You may counter, based on Trump’s comments about Rice, that he probably doesn’t know the difference. Fair enough . . . but his legal acumen is not the point. There is growing evidence that even though Trump’s particular allegation was inaccurate, his claim, in broad scope, is valid: The Obama administration did use its foreign-intelligence-collection powers — and perhaps its law-enforcement powers — to investigate and monitor the Trump campaign and transition. Trump’s critics are overhyping what he got wrong, in the hope that you’ll overlook what he got right.

Two things need to be said about that. First, as I have contended, it would not necessarily have been wrong, much less scandalous, for the Obama administration to have investigated the Trump team. The question of propriety (and thus of scandal) depends on whether the investigation was (a) driven by, and kept within the bounds of, good-faith suspicions of misconduct, or (b) political spying conducted under the pretext of a proper investigation. That, in turn, hinges on whether there really were fact-based suspicions of Trump-camp collusion with Russia, and whether any related intelligence collection was tightly connected to that suspicion — as opposed to generalized, non-Russia-related snooping, which Nunes has suggested and recent reporting seems to corroborate.

We will not know which is the case — or if, as I suspect, it is a little of both — until the investigation proceeds and the relevant documents are revealed. On that score, given that the president has unilateral authority to declassify intelligence reports, it continues to be puzzling that the administration has not publicized any reports backing up its political-spying allegations — or at least provided unclassified summaries that explain the pertinent information while withholding any sensitive intelligence (including methods and sources).

The second thing that needs to be said involves a difference of opinion I have with my friend and colleague David French — or at least some amplification of a valid point he has made. David contends that Trump supporters frequently damage their credibility by rushing in to defend Trump’s sundry exaggerations and inaccurate (or false) statements. In some contexts, this point is well taken. In connection with the infamous wiretapping tweets, it is less persuasive.
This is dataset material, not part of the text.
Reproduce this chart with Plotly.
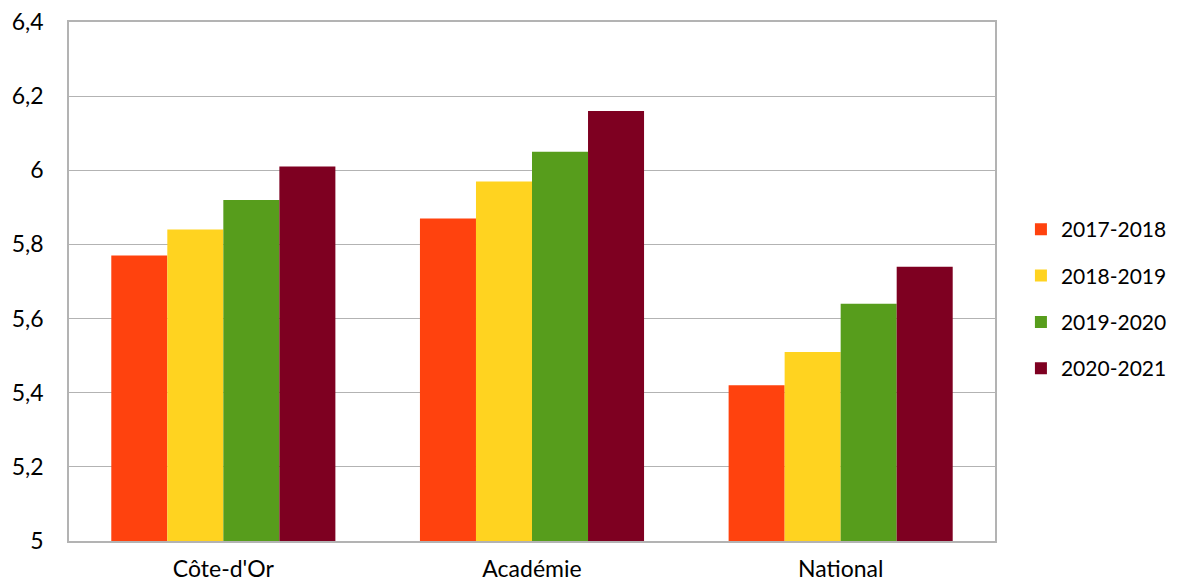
import plotly.graph_objects as go

categories = ["Côte-d'Or", "Académie", "National"]
series_names = ["2017-2018", "2018-2019", "2019-2020", "2020-2021"]
values_2017_2018 = [5.77, 5.87, 5.42]
values_2018_2019 = [5.84, 5.97, 5.51]
values_2019_2020 = [5.92, 6.05, 5.64]
values_2020_2021 = [6.01, 6.16, 5.74]
series_values = [values_2017_2018, values_2018_2019, values_2019_2020, values_2020_2021]
colors = ["#ff420e", "#ffd320", "#579d1c", "#7e0021"]
y_ticks = [5, 5.2, 5.4, 5.6, 5.8, 6, 6.2, 6.4]
y_tick_labels = ["5", "5,2", "5,4", "5,6", "5,8", "6", "6,2", "6,4"]

fig = go.Figure()
for name, vals, col in zip(series_names, series_values, colors):
    fig.add_trace(go.Bar(x=categories, y=vals, name=name, marker=dict(color=col, line=dict(width=0)),
                         legendgroup=name))

font = "Lato, 'Open Sans', sans-serif"
fig.update_layout(
    width=1170, height=576,
    margin=dict(l=61, r=183, t=14, b=43, autoexpand=False),
    paper_bgcolor="white", plot_bgcolor="white",
    barmode="group", bargap=0.274, bargroupgap=0,
    font=dict(family=font, size=22, color="#000000"),
    showlegend=True,
    legend=dict(x=1.028, y=0.466, xanchor="left", yanchor="middle", tracegroupgap=16,
                font=dict(size=21), itemwidth=30, traceorder="grouped"),
    xaxis=dict(showgrid=False, showline=True, linecolor="#b3b3b3", linewidth=1.5, mirror=True,
               ticks="", tickfont=dict(size=23), ticklabelstandoff=7, automargin=False,
               ticklabeloverflow="allow"),
    yaxis=dict(range=[5, 6.4], tickvals=y_ticks, ticktext=y_tick_labels, showgrid=True,
               gridcolor="#b3b3b3", gridwidth=1, showline=True, linecolor="#b3b3b3", linewidth=1.5,
               mirror=True, zeroline=False, ticks="", tickfont=dict(size=23), ticklabelstandoff=19,
               automargin=False, ticklabeloverflow="allow"),
)
fig.write_html("out.html")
As I’ve argued above, Trump’s accusation in the tweets is wrong, but it is not as scurrilous as it has been made out to be. More to the point, while Trump clearly has diehards who will defend him on just about anything, the political-spying story was not spurred by a defense of Trump’s tweets. I started writing about it two months before the tweets.

By then, there were already plenty of indications about it in media reporting (which, to be clear, David has forthrightly detailed). I was bewildered, as I observed, by the difference between the outrage that ensued when Trump merely threatened (at a debate) that a Trump administration would have Hillary Clinton investigated and the deafening silence when it emerged that the Obama administration had actually been investigating Trump. Obviously, Trump’s tweets riveted attention to the matter in a way that a columnist’s meanderings could not — at least, not this columnist. But Trump was curiously late to the potential-political-spying party (especially if it is true, as his March 4 tweets state, that he had just found out about it).

If past is prologue, Trump’s assertion that Rice has committed a “crime” will give the media fodder for weeks of tendentious commentary about whether penal laws were broken. That should be beside the point, since — you heard it here first — the scandal (if it proves to be a scandal) is about abuse of power, not criminality. But thanks to the president’s intemperance, his detractor legions will persist in demonstrating that there was no crime; they will use that demonstration to argue that there is nothing to see here. And it might well work — abstruse foreign-intelligence procedures can exhaust even analysts with a firm grasp of them.

Shooting (or tweeting) from the hip may work for a firebrand candidate, particularly one in the populist, anti-establishment-outsider mold. It does not work for a president. It can make a president his own worst enemy.